While I sympathize with your point about not having the resources to properly fact-check—knowing how under-funded and under-staffed media, especially local ones, are these days—I simply have to question your editorial judgment. What part of Ms. Swirksy’s piece did you think was fit to print? Was it her disparagement of public education, in the newspaper of a town that prides itself on having one of the top public school systems in the country? Or was it the tantalizing title that drew you in, obvious clickbait that would bring more readers to your site? Anyone in any editorial position would take one look at that title alone and surmise that its only purpose was to stir division.

Don’t know what camp you fall into but in my book, racial justice—and quite frankly, all areas of human rights—is not and should not be a partisan issue.
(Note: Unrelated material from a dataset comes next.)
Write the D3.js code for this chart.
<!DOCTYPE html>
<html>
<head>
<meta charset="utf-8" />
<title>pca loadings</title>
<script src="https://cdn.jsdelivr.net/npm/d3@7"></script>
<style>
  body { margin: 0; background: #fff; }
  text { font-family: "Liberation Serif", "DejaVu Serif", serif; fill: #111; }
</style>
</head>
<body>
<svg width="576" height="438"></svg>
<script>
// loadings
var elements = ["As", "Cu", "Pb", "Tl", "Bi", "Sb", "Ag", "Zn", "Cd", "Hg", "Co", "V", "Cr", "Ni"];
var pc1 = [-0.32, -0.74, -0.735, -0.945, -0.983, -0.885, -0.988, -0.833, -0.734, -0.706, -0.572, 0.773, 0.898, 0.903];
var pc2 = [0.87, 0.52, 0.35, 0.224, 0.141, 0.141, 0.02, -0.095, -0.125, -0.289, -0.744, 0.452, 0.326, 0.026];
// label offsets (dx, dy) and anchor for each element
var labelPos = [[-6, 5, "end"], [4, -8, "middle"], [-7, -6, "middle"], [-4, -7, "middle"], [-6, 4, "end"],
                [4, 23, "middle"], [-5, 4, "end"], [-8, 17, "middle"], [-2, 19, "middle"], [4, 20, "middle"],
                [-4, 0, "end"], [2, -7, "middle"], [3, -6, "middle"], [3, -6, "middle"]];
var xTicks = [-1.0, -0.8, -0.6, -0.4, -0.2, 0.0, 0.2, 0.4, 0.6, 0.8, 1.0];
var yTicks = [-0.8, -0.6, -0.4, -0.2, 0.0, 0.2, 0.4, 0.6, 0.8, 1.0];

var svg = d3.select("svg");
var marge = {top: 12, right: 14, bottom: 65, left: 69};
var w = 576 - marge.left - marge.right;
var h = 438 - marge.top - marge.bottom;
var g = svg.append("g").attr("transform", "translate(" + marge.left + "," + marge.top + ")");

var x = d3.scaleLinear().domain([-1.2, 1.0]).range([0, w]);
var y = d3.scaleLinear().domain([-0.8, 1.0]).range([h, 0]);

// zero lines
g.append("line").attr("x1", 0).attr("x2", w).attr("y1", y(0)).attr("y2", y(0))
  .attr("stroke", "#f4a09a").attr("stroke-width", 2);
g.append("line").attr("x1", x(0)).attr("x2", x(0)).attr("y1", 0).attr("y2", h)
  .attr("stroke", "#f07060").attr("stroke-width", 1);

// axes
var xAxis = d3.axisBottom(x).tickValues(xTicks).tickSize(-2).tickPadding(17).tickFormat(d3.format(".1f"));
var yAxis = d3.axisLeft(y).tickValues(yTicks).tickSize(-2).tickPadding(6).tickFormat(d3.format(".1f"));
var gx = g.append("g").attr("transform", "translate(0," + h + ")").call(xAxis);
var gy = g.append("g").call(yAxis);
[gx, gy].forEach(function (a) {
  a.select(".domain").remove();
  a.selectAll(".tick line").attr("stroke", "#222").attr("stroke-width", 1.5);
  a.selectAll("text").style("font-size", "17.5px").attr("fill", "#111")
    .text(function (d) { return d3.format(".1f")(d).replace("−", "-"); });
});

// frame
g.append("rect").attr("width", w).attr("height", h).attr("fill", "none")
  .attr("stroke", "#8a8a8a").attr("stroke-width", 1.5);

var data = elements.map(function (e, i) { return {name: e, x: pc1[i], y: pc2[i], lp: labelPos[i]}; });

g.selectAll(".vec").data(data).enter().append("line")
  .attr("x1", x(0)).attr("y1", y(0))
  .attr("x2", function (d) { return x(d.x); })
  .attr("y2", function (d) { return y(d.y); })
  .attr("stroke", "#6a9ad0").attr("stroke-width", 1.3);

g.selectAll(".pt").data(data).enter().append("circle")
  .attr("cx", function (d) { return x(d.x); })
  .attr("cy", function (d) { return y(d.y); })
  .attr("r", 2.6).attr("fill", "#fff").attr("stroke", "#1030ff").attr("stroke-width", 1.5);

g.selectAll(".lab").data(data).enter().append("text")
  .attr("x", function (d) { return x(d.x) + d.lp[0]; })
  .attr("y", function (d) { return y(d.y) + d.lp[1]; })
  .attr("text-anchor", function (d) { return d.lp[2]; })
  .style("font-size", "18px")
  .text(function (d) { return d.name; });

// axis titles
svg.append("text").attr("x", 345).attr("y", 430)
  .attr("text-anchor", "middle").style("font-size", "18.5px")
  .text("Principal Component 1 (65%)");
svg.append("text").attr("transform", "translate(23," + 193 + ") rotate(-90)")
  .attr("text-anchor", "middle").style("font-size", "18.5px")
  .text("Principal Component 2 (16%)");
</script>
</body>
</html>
If these last six weeks have revealed anything, it is that everyone, regardless of their background or political affiliation, is responsible for both the longevity and thus the dismantling of the corrosive systems that divide us; anything less, neutral, or to the contrary reinforces those power structures that doomed this nation from the start. Running a well-argued piece about how Republican policies may help Black Americans? I may be intrigued! Running a piece that leans on overt racist stereotypes about Black Americans to further a conservative agenda? Part of the problem.
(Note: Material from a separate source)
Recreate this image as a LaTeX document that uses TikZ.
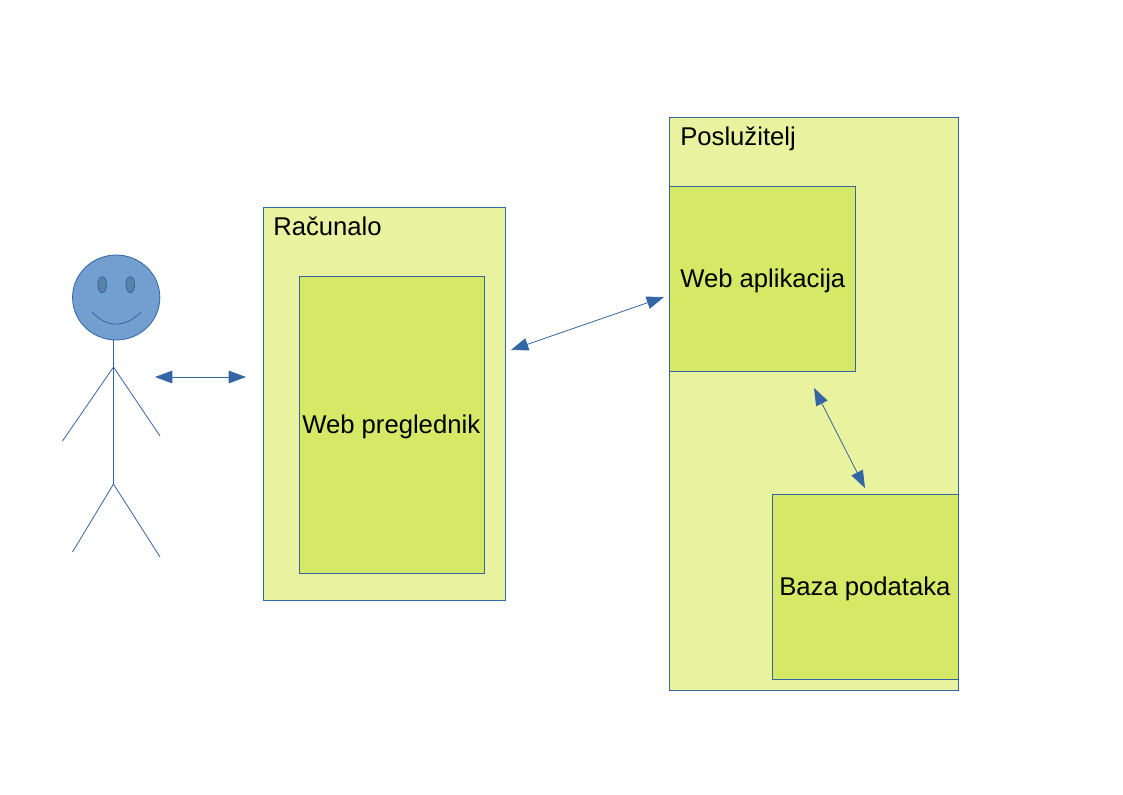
\documentclass[tikz,border=0pt]{standalone}
\usepackage{fontspec}
\setmainfont{Liberation Sans}
\usetikzlibrary{arrows.meta,shapes.geometric}
\definecolor{edgeblue}{HTML}{3465A4}
\definecolor{lightbox}{HTML}{E9F29F}
\definecolor{innerbox}{HTML}{D5E966}
\definecolor{facefill}{HTML}{729FCF}
\definecolor{eyefill}{HTML}{5C81A6}
\tikzset{
  x=0.75pt,y=-0.75pt,
  boxbase/.style={draw=edgeblue,line width=0.6pt,anchor=north west,inner sep=0pt,outer sep=0pt},
  outerbox/.style={boxbase,fill=lightbox},
  innerb/.style={boxbase,fill=innerbox},
  lbl/.style={anchor=base west,inner sep=0pt,font=\fontsize{19.25}{23}\selectfont,text=black},
  figure line/.style={draw=edgeblue,line width=0.6pt},
  dblarrow/.style={draw=edgeblue,line width=0.6pt,{Triangle[length=13pt,width=9.5pt,fill=edgeblue]}-{Triangle[length=13pt,width=9.5pt,fill=edgeblue]}}
}
\begin{document}
\begin{tikzpicture}
\useasboundingbox (0,0) rectangle (1123,794);
% boxes
\node[outerbox,minimum width=181.5pt,minimum height=294.75pt] (comp) at (263.5,207.5) {};
\node[innerb,minimum width=138.75pt,minimum height=222.75pt] (browser) at (299.5,276.5) {};
\node[outerbox,minimum width=216.75pt,minimum height=429.75pt] (server) at (669.5,117.5) {};
\node[innerb,minimum width=139.5pt,minimum height=138.75pt] (app) at (669.5,186.5) {};
\node[innerb,minimum width=139.5pt,minimum height=138.75pt] (db) at (772.5,494.5) {};
% labels
\node[lbl] (lcomp) at (273,235) {Računalo};
\node[lbl] (lbrowser) at (302,433.5) {Web preglednik};
\node[lbl] (lserver) at (680,145) {Poslužitelj};
\node[lbl] (lapp) at (680,287.5) {Web aplikacija};
\node[lbl] (ldb) at (779,595.5) {Baza podataka};
% person
\node[ellipse,draw=edgeblue,fill=facefill,line width=0.6pt,minimum width=65.5pt,minimum height=63.75pt,inner sep=0pt] (head) at (116.2,297.5) {};
\node[ellipse,draw=edgeblue,fill=eyefill,line width=0.6pt,minimum width=6.5pt,minimum height=12pt,inner sep=0pt] (eyeL) at (102.2,284.7) {};
\node[ellipse,draw=edgeblue,fill=eyefill,line width=0.6pt,minimum width=6.5pt,minimum height=12pt,inner sep=0pt] (eyeR) at (130.3,284.7) {};
\draw[figure line] (92.3,312.3) .. controls (107,328) and (125,328) .. (140.7,312.3);
\coordinate (neck) at (113.5,340);
\coordinate (shoulder) at (113.5,367);
\coordinate (hip) at (113.5,484);
\coordinate (handL) at (62.5,441);
\coordinate (handR) at (160,436);
\coordinate (footL) at (72.5,552);
\coordinate (footR) at (160,557);
\draw[figure line] (neck) -- (hip);
\draw[figure line] (handL) -- (shoulder) -- (handR);
\draw[figure line] (footL) -- (hip) -- (footR);
% arrows
\coordinate (a1) at (155,377);
\coordinate (a2) at (246,377);
\coordinate (b1) at (511,350);
\coordinate (b2) at (664,297);
\coordinate (c1) at (814,388);
\coordinate (c2) at (865,488);
\draw[dblarrow] (a1) -- (a2);
\draw[dblarrow] (b1) -- (b2);
\draw[dblarrow] (c1) -- (c2);
\end{tikzpicture}
\end{document}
To that point, I’d also like to call your attention to the piece of this editorial that identified Ms. Swirsky’s piece as “at least not explicitly racist.” This is, first, categorically untrue, apropos the aforementioned reliance on racial stereotypes (e.g., the welfare queen). But it also makes me wonder: What do you consider to be “explicit racism”? Is implicit racism alright with you, and does it fit with the ideals of the publication you run? Are you unaware of the lasting psychological harm that racial stereotypes and microaggressions can leave on Black Americans and other Americans of color? What is less harmful about allowing a white resident to wield inane stereotypes about Blackness to bolster her claim to know anything about the plight of Black Americans compared to our Embarrassment of a President retweeting a video of white supremacists chanting “All Lives Matter”? Did you ever once consider how some already-alienated Black residents of Great Neck might feel reading a piece like Ms. Swirsky’s? These aren’t rhetorical questions, I am genuinely curious to know.

But the most confusion piece of your editorial came in the concluding paragraphs:

Perhaps after the construction of Confederate statutes, the naming of military bases after traitors who attacked the United States government to protect slavery and decades of race-baiting politicians a letter in our papers would make a difference in the promotion of racism. But we don’t think censoring bad ideas serves democracy best.

It is lost on me why you would think to compare journalism to the erection of Confederate statues (which, by the way, is the correct term for a constructed monument; statutes refer to written laws passed by a legislative body). I’m actually not even sure what you are trying to say here, given the general lack of coherence, but I have read this in two ways. Either one, you have only now just begun to consider the possibility that giving voice to hateful ideas (and poorly argued ones at that) in your publication continues our country’s long and painful tradition of glorifying racist people and power structures. This would make your publication of pieces like Ms. Swirsky’s, at best, a pitiful lapse in editorial judgment.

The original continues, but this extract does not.